2 ‘Consumers struggle to hold onto their cars’, in Business Day, 1 April 2009, available online at http://www.businessday.co.za/Articles/Content.aspx?id=62152.

3 ‘150 000 Consumers under debt review by Christmas’, in Business Day, 1 September 2009, available online at http://www.businessday.co.za/Articles/Content.aspx?id=80240.

4 The NCR said in November 2009 that on average 80 per cent of new mortgages provided during June 2008 to June 2009 were to people whose gross income was over R15 000 a month.

5 See Terreblanche (2002) for an account of the response of white people and big business to the political changes.

6 For an interesting discussion on the growing influence of institutional investors and the emergence of maximising shareholder value as a ‘new ideology for corporate governance’ see Lazonick and O’sullivan 2000, p.13). It is worth noting that the growth in importance of the business media industry and their influence over business structure and executive behaviour is also significant.

7 Mohamed and Finnoff (2005) show that capital flight from South Africa was higher during the period after the democratic elections (1994 to 2000) than it was before the election (1980 to 1993). They argue that mis-invoicing of trade made up a significant share of capital flight, indicating that it was probably big businesses with large export and import volumes involved in mis-invoicing of trade.

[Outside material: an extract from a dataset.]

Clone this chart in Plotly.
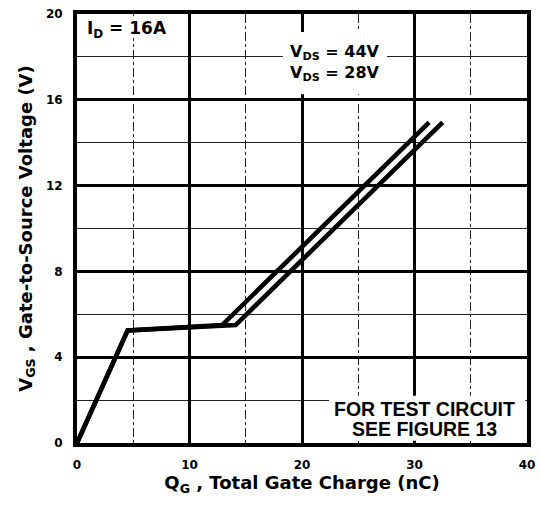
import plotly.graph_objects as go

# Data
q_28 = [0, 4.5, 12.9, 31.3]
v_28 = [0, 5.25, 5.5, 14.95]
q_44 = [0, 4.5, 14.1, 32.5]
v_44 = [0, 5.25, 5.5, 14.95]

x_ticks = [0, 10, 20, 30, 40]
y_ticks = [0, 4, 8, 12, 16, 20]

WIDE = "DejaVu Sans, Verdana, sans-serif"
ARIAL = "Liberation Sans, Arial, Helvetica, sans-serif"

fig = go.Figure()
fig.add_trace(go.Scatter(x=q_28, y=v_28, mode="lines",
                         line=dict(color="black", width=4.6), showlegend=False,
                         name="VDS = 28V"))
fig.add_trace(go.Scatter(x=q_44, y=v_44, mode="lines",
                         line=dict(color="black", width=4.6), showlegend=False,
                         name="VDS = 44V"))

fig.update_layout(
    width=540, height=508,
    margin=dict(l=77, r=13, t=14, b=65),
    paper_bgcolor="white", plot_bgcolor="white",
    font=dict(family=WIDE, color="black"),
)

fig.update_xaxes(
    range=[0, 40], tickvals=x_ticks, ticktext=[str(v) for v in x_ticks],
    automargin=False,
    showgrid=True, gridcolor="black", gridwidth=2.5,
    minor=dict(dtick=5, showgrid=True, gridcolor="#222", gridwidth=1, griddash="dashdot"),
    showline=True, linecolor="black", linewidth=4, mirror=True,
    zeroline=False, ticks="", ticklabelstandoff=8,
    tickfont=dict(family=WIDE, size=12, color="black", weight="bold"),
    title=dict(text="Q<sub>G</sub> , Total Gate Charge (nC)",
               font=dict(family=WIDE, size=18, color="black", weight="bold"), standoff=4),
)
fig.update_yaxes(
    range=[0, 20], tickvals=y_ticks, ticktext=[str(v) for v in y_ticks],
    automargin=False,
    showgrid=True, gridcolor="black", gridwidth=2.5,
    minor=dict(dtick=2, showgrid=True, gridcolor="#222", gridwidth=1),
    showline=True, linecolor="black", linewidth=4, mirror=True,
    zeroline=False, ticks="", ticklabelstandoff=8,
    tickfont=dict(family=WIDE, size=12, color="black", weight="bold"),
    title=dict(text="V<sub>GS</sub> , Gate-to-Source Voltage (V)",
               font=dict(family=WIDE, size=18, color="black", weight="bold"), standoff=10),
)

# white masks behind the text blocks (hide grid lines as in the reference)
for x0, x1, y0, y1 in [(0.18, 8.1, 18.88, 19.9), (18.3, 27.55, 16.26, 19.16), (22.4, 39.85, 0.1, 2.2)]:
    fig.add_shape(type="rect", xref="x", yref="y", x0=x0, x1=x1, y0=y0, y1=y1,
                  fillcolor="white", line=dict(width=0), layer="above")

fig.add_annotation(x=0.71, y=19.3, xref="x", yref="y", xanchor="left", yanchor="middle",
                   text="I<sub>D</sub> = 16A", showarrow=False,
                   font=dict(family=WIDE, size=17, color="black", weight="bold"))
fig.add_annotation(x=22.93, y=17.72, xref="x", yref="y", xanchor="center", yanchor="middle",
                   text="V<sub>DS</sub> = 44V<br>V<sub>DS</sub> = 28V", showarrow=False,
                   align="center",
                   font=dict(family=WIDE, size=16, color="black", weight="bold"))
fig.add_annotation(x=30.93, y=1.59, xref="x", yref="y", xanchor="center", yanchor="middle",
                   text="FOR TEST CIRCUIT", showarrow=False,
                   font=dict(family=ARIAL, size=19.5, color="black", weight="bold"))
fig.add_annotation(x=30.93, y=0.63, xref="x", yref="y", xanchor="center", yanchor="middle",
                   text="SEE FIGURE 13", showarrow=False,
                   font=dict(family=ARIAL, size=19.5, color="black", weight="bold"))

fig.write_html("out.html", config={"displayModeBar": False},
               post_script="document.body.style.margin='0px';")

8 The central place of workers’ struggles in the liberation struggle meant that the demands of the workers for labour relations reform were high on the agenda throughout the negotiations period and when the ANC took control of the government. The labour relations reforms were passed very quickly and by the time GEAR and more conservative policies were accepted, many within the ANC and the new state were giving a sympathetic ear to business when it complained about inflexible labour markets.

9 Omar and Webster (2004) examine the responses of management to changes in labour markets. They draw their conclusions from sociological studies of workplace and managerial changes in the mining industry, footwear manufacturers and call centre operators.